The Conservative government is mostly centred around the ‘Power’ segment, as with most overtly political bodies (unlike conservative supporters, who are more interested in security). Those Conservative politicians closer to the centre being genuinely pro-Remain, those further out being genuinely pro-Leave, and those in the middle looking to see which seems more like a ticket to a front bench appointment in the aftermath.
The Brexit voters, as distinct from the politicians, were those further to the right, whether as Conservative voters, or UKIP supporters. These people consider tradition to be very important as a means of obtaining security, which is also a hallmark of the thinking of older voters. This is probably where a desire for “Englishness” was most strongly expressed, as can be seen with UKIP supporters voting 96% for Brexit.
Finally there were those on the bottom left, the traditional Labour supporters.
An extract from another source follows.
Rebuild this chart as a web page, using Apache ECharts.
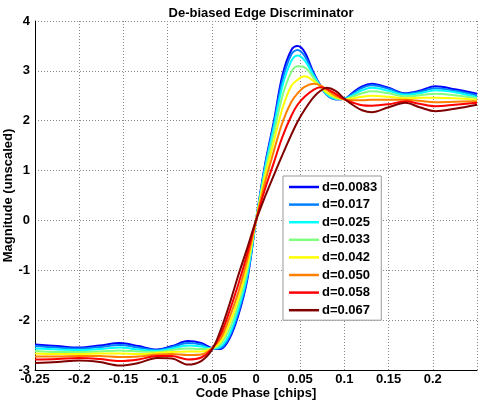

Those who feel they’ve been let down by Labour, still looking for a route to earning (a feeling of achievement), but not finding it, due to the loss of primary production and manufacturing jobs under Thatcher. These people are also galled by not getting the Labour government they voted for with Blair (despite giving him three terms), and seeing Blairite problems with the neo-liberal movement in the current Labour party. The neo-liberals in the Parliamentary Labour Party are a sect that doesn’t see much expression amongst actual Labour supporters, as they are Libertarians in everything but name, and that is mostly why the PLP are anti-Corbyn, where Labour supporters are pro-Corbyn. I guess we’ll see how that pans out in the coming weeks.